Print size and cropping

Sunday, February 6th, 2011

It may seem trivial, but people often have problems with heads or feet being cut off on the print, even though they are present in the digital image provided. This is frequently caused by the aspect ratio of the print being different from that of the image file. While 35mm film has a 3:2 aspect ratio which perfectly matches a 6×4″ print, compact digital cameras commonly take 4:3 ratio pictures which are much squarer. Doris and I capture all images in the standard 3:2 / 35mm ratio as this is the path that Canon has decided to take with their Pro Digital Cameras (DSLR).

    1.jpg    

 4:3 ratio digital image

    21.jpg 

    6×4″ print crop

    31.jpg

    7 x 5″ print crop

Cropping caused by print aspect ratio (shape) mis-match to original image.

By default most consumer printing services enlarge the image so that the paper is filled.
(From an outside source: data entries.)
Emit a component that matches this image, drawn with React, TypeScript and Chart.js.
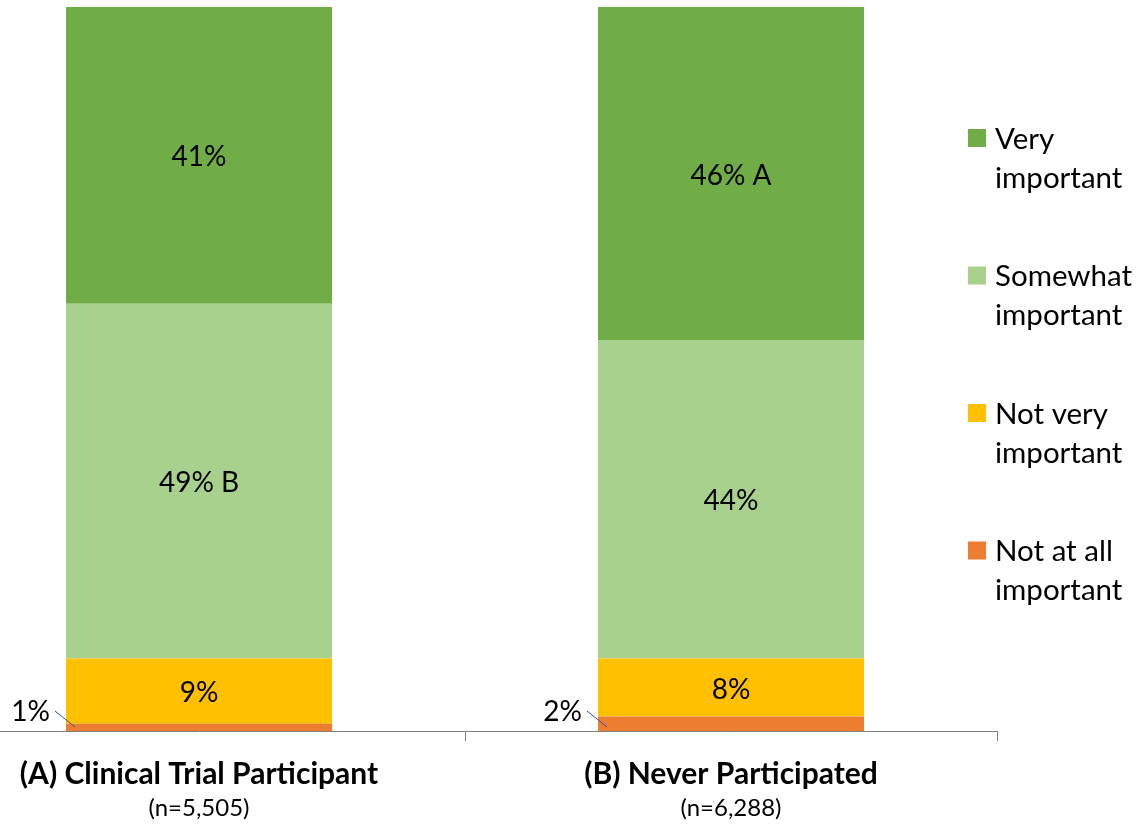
import React, { useEffect, useRef } from "react";
import { Chart, registerables } from "chart.js";

Chart.register(...registerables);

const categories = ["(A) Clinical Trial Participant", "(B) Never Participated"];
const sampleSizes = ["(n=5,505)", "(n=6,288)"];
const seriesNames = ["Not at all important", "Not very important", "Somewhat important", "Very important"];
const notAtAllImportant = [1, 2];
const notVeryImportant = [9, 8];
const somewhatImportant = [49, 44];
const veryImportant = [41, 46];
const notAtAllSuffix = ["", ""];
const notVerySuffix = ["", ""];
const somewhatSuffix = [" B", ""];
const verySuffix = ["", " A"];
const legendLines = [
  ["Very", "important"],
  ["Somewhat", "important"],
  ["Not very", "important"],
  ["Not at all", "important"],
];
const colors = ["#ED7D31", "#FFC000", "#A9D18E", "#70AD47"];

const FONT = "Lato, 'Open Sans', sans-serif";
const OFFSET_X = 67;

const labelPlugin = {
  id: "customLabels",
  afterDatasetsDraw(chart: any) {
    const ctx = chart.ctx;
    const suffixes = [notAtAllSuffix, notVerySuffix, somewhatSuffix, verySuffix];
    ctx.save();
    ctx.fillStyle = "#000";
    ctx.textBaseline = "middle";
    chart.data.datasets.forEach((ds: any, di: number) => {
      const meta = chart.getDatasetMeta(di);
      meta.data.forEach((bar: any, i: number) => {
        const { x, y, base, width } = bar.getProps(["x", "y", "base", "width"], true);
        const txt = ds.data[i] + "%" + suffixes[di][i];
        ctx.font = `28px ${FONT}`;
        if (di === 0) {
          const left = x - width / 2;
          ctx.strokeStyle = "#2F5597";
          ctx.lineWidth = 1;
          ctx.beginPath();
          ctx.moveTo(left - 11, base - 20);
          ctx.lineTo(left + 9, base - 4);
          ctx.stroke();
          ctx.textAlign = "right";
          ctx.fillText(txt, left - 16, base - 19);
        } else {
          ctx.textAlign = "center";
          ctx.fillText(txt, x, (y + base) / 2 + 2);
        }
      });
    });

    const xs = chart.scales.x;
    const bottom = chart.chartArea.bottom;
    ctx.textAlign = "center";
    categories.forEach((c, i) => {
      const cx = xs.getPixelForValue(i);
      ctx.font = `bold 30px ${FONT}`;
      ctx.fillText(c, cx, bottom + 43);
      ctx.font = `24px ${FONT}`;
      ctx.fillText(sampleSizes[i], cx, bottom + 77);
    });

    // legend (top entry = last dataset)
    const sqX = 968 + OFFSET_X;
    const txX = 995 + OFFSET_X;
    const firstY = 139;
    const groupGap = 137.5;
    const lineGap = 39;
    ctx.textAlign = "left";
    ctx.font = `29.5px ${FONT}`;
    legendLines.forEach((lines, k) => {
      const cy = firstY + k * groupGap;
      ctx.fillStyle = colors[colors.length - 1 - k];
      ctx.fillRect(sqX, cy - 10, 18, 18);
      ctx.fillStyle = "#000";
      lines.forEach((ln, j) => ctx.fillText(ln, txX, cy + j * lineGap));
    });
    ctx.restore();
  },
};

export default function App() {
  const ref = useRef<HTMLCanvasElement>(null);
  useEffect(() => {
    if (!ref.current) return;
    const values = [notAtAllImportant, notVeryImportant, somewhatImportant, veryImportant];
    const chart = new Chart(ref.current, {
      type: "bar",
      data: {
        labels: categories,
        datasets: seriesNames.map((name, i) => ({
          label: name,
          data: values[i],
          backgroundColor: colors[i],
          borderWidth: 0,
          categoryPercentage: 1.0,
          barPercentage: 0.5,
        })),
      },
      options: {
        animation: false,
        responsive: true,
        maintainAspectRatio: false,
        layout: { padding: { top: 7, right: 140, left: 0, bottom: 0 } },
        plugins: { legend: { display: false }, tooltip: { enabled: false } },
        scales: {
          x: {
            stacked: true,
            ticks: { display: false },
            grid: {
              display: true,
              drawOnChartArea: false,
              drawTicks: true,
              tickLength: 10,
              color: "#7F7F7F",
              offset: true,
            },
            border: { display: true, color: "#7F7F7F", width: 1 },
            afterFit: (scale: any) => {
              scale.height = 93;
            },
          },
          y: {
            stacked: true,
            display: false,
            min: 0,
            max: 100,
          },
        },
      },
      plugins: [labelPlugin],
    });
    return () => chart.destroy();
  }, []);

  return (
    <div style={{ position: "absolute", left: -OFFSET_X, top: 0, width: 1137 + OFFSET_X, height: 824 }}>
      <canvas ref={ref} />
    </div>
  );
}
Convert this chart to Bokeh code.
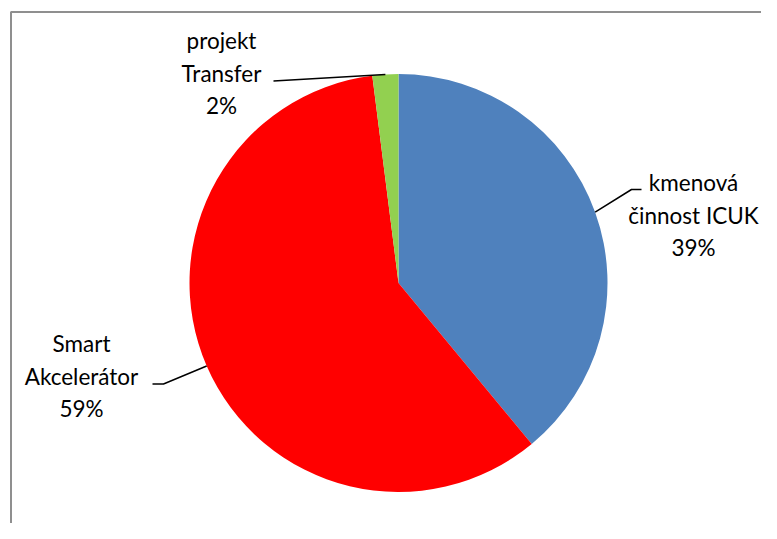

If cropping is a regular problem then the easiest solution is to choose a print-size which better matches the shape of the pictures your camera takes (for 4:3 ratio images, 7×5″ prints are a reasonable match). Otherwise you can usually ask for pictures to be printed with borders (choose black or white bars at top/bottom or left/right) so you see the whole picture.   Finally, even if you do supply an image in exactly the correct ratio (eg 3000×2000 pixels for a 6×4″ print), the resulting print typically still does not show the extreme edges of your digital file. This is because the consumer has been conditioned to expect prints which “bleed” off the very edge of the paper. To allow some mechanical alignment tolerance and avoid thin black or white bands at the edge of the print, the image is actually scaled to between 1% and 5% larger than the physical paper for printing (meaning there’s typically around 1/8th inch or 3mm of image missing off the edges of the print).  I hope this helps in understanding today’s digital world of photography printing.